Progressivism, as a political and cultural posture, often smuggles in a belief that is more theological than political: that there is a moral arc embedded in history itself, bending—inevitably—toward justice. I do not believe this is true. And if it is not true, then calling oneself “progressive” without qualification can invite dangerous complacency.
I. A Short History of Progressivism
The original Progressives, in the United States of the late 19th and early 20th centuries, were reformers confronting the chaos of rapid industrialization: child labor, unsafe factories, political corruption, and the unchecked power of monopolies. They believed human reason and collective action could solve these problems without burning down the system entirely.
They gave us antitrust laws, food safety standards, public education expansion, and labor protections.
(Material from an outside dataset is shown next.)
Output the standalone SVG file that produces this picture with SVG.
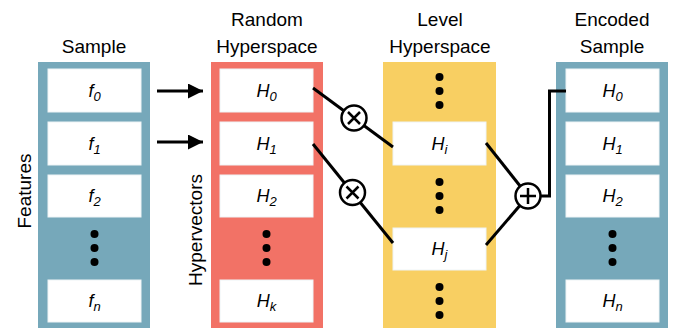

They were not revolutionaries; they were pragmatic idealists.
Later, in the mid-20th century, the progressive mantle expanded—through the New Deal, the Great Society, the civil rights movement, feminism, environmentalism. By the 21st century, progressivism had become a loose coalition advocating for equity, civil rights, ecological care, and democratic reforms.
II. The Philosophical Underbelly
Progressivism inherits much from the Enlightenment: faith in reason, empirical evidence, and human capacity for improvement. It draws heavily from American Pragmatism—John Dewey’s belief that ideas must be tested by their consequences.
But it also carries, often unconsciously, a teleology—a sense of directionality in history. The “arc of the moral universe,” as Martin Luther King Jr. famously put it, is said to bend toward justice. This imagery is beautiful and mobilizing. It is also, I believe, misleading.
III. Where Progressivism and Opthēan Coherence Overlap
We walk together here:
Human Agency for Change — Neither accepts the status quo as inevitable.
Moral Responsibility for the Vulnerable — Care for the marginalized is central.
Commitment to Evidence — Decisions should be guided by reality, not ideology.
Cultural Reform as Possible and Necessary — Institutions are human-made and can be reshaped.
IV. Where the Paths Diverge
Here is where our ways part:
Source of Moral Direction
Progressivism often assumes a historical destiny.
Opthē rejects inevitability: coherence has no cosmic guarantee—only human stewardship.
Definition of “Better”
Progressivism often measures by policy gains and equity metrics.
Opthē measures by sacred coherence—alignment between truth, meaning, responsibility, and life’s flourishing.
Relationship to Truth
Progressivism can sacrifice truth for political expedience.
Opthē holds truth as sacred even when it disrupts alliances or goals.
Time Horizon
Progressivism often seeks generational wins.
Opthē tends coherence as a perpetual craft with no final victory.
Identity
Progressivism can be a political tribe.
Opthē is a vocation, not an ideology.
Scope of Care
Progressivism is primarily human-centered.
Opthē begins with the biosphere itself.
V. The Religious Temptation
Without meaning to, progressivism often mirrors religion:
Providence: History “wants” justice.
Salvation Story: Darkness (injustice), awakening (activism), redemption (a just society).
Prophets and Saints: Reformers and activists elevated as moral exemplars.
This is seductive because it offers comfort: history is on our side. But comfort is not the same as truth. The cosmos does not bend toward justice. It bends toward entropy. Any justice we see is the work of human minds, hearts, and hands—and it is always fragile.
VI. The Opthēan Reframing
We honor genuine progressives as allies. But we reject the metaphysical myth of the inevitable arc.
In Opthē:
No inevitability — The arc does not bend on its own.
No cosmic guarantee — Progress is a human craft, not a natural law.
Coherence, not destiny — Our measure is truth-aligned sacred coherence, not mere policy wins.
Axiom:
Progress is not the tide of history—it’s the work of our hands. Without us, it stops. Without vigilance, it reverses.
Closing: The Invitation
Progressivism has given the world much good. But it falters when it treats justice as history’s gift rather than humanity’s discipline.
Opthē invites progressives to a deeper commitment:
to trade the comfort of inevitability for the clarity of responsibility;
to exchange the myth of the arc for the craft of coherence;
to live not as passengers on history’s current, but as its stewards and builders.
There is no arc in the heavens.
There is only the line we draw together on the earth—
with our choices, our courage, and our care.